■ SUPPLIED MATERIAL
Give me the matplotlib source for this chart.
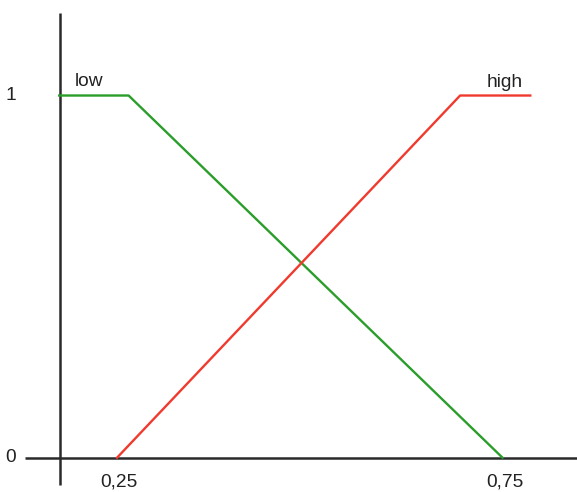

--

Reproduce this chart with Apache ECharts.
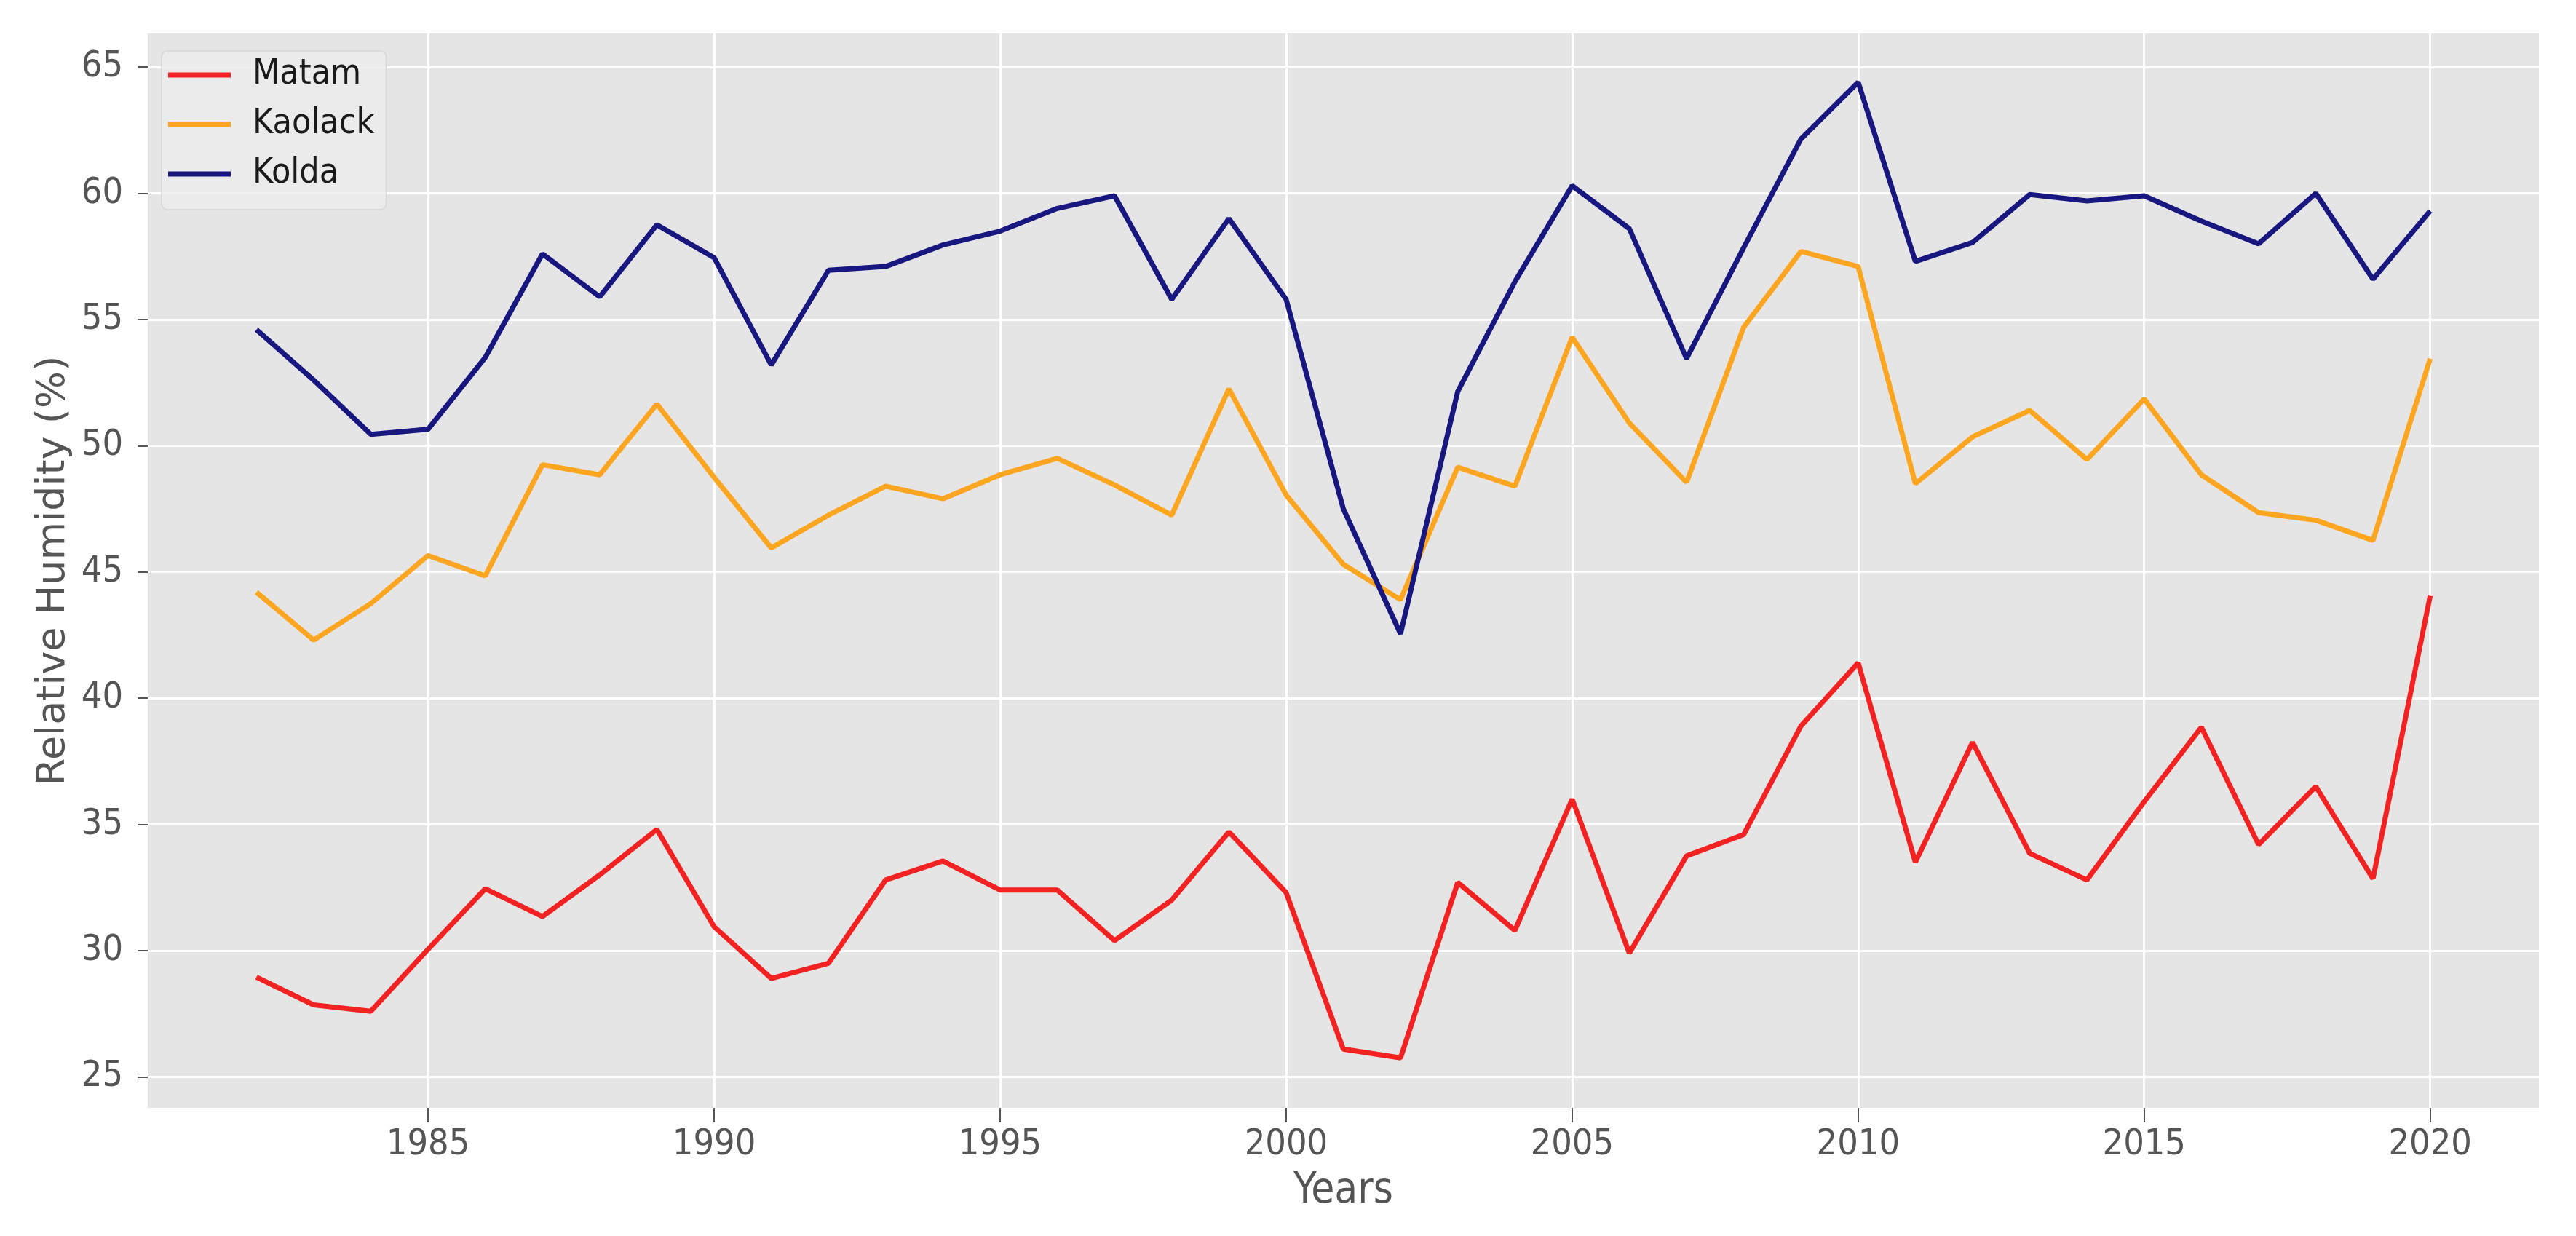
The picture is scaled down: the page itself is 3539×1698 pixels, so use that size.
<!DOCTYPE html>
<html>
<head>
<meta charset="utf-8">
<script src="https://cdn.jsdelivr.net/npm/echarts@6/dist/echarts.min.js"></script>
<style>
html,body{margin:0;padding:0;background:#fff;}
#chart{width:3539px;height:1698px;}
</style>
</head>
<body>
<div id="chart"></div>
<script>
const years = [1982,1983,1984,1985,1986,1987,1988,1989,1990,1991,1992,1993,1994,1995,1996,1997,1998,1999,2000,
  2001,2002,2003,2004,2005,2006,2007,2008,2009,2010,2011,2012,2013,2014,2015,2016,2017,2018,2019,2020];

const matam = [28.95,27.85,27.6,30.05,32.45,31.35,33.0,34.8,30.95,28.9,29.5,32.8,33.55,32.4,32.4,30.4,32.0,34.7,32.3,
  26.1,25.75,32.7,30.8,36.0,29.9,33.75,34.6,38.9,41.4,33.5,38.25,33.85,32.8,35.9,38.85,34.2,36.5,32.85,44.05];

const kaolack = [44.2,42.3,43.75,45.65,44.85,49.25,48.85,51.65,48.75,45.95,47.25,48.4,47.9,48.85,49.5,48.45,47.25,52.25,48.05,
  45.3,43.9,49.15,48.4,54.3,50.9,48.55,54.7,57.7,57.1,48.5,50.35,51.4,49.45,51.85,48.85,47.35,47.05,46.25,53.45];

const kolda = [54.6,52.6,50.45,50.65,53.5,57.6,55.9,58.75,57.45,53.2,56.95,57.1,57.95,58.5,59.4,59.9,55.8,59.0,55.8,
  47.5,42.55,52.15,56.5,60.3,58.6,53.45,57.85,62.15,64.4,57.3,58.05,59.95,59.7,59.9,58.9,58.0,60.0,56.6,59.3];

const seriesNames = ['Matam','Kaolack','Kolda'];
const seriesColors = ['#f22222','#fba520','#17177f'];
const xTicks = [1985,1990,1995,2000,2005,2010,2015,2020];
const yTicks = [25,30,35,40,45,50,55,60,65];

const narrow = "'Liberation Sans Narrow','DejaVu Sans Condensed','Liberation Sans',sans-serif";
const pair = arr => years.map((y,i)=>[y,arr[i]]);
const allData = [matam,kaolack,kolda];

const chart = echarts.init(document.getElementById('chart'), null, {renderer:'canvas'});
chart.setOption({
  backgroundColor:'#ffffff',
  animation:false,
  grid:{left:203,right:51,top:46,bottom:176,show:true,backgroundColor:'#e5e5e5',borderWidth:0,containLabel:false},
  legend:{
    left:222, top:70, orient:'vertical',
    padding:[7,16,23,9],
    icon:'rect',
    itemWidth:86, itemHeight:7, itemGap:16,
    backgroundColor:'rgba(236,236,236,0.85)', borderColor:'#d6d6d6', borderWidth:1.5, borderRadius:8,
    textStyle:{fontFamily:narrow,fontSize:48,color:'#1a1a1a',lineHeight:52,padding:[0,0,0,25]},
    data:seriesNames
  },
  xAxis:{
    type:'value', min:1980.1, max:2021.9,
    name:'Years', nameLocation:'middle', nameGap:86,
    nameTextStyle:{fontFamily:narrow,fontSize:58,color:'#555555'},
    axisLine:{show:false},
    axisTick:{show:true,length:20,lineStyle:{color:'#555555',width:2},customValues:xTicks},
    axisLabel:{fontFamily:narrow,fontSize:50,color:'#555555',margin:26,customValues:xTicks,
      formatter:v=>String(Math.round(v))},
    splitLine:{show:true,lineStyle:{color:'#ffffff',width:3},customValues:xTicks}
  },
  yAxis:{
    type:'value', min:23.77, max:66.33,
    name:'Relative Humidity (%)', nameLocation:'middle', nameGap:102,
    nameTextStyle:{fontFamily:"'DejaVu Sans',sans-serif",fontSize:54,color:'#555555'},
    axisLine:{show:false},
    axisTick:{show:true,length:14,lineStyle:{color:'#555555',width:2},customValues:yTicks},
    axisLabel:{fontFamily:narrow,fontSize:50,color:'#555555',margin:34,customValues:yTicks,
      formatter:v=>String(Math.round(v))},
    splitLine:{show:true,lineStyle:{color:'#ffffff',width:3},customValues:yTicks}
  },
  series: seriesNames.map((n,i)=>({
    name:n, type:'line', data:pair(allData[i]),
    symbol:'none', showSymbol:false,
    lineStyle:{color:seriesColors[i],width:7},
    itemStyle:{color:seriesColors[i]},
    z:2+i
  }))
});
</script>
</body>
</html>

■ EXERCISE DETAILS
Count each line of the data where the word "this" appears, then reply with the total only.

■ RIGHT ANSWER
2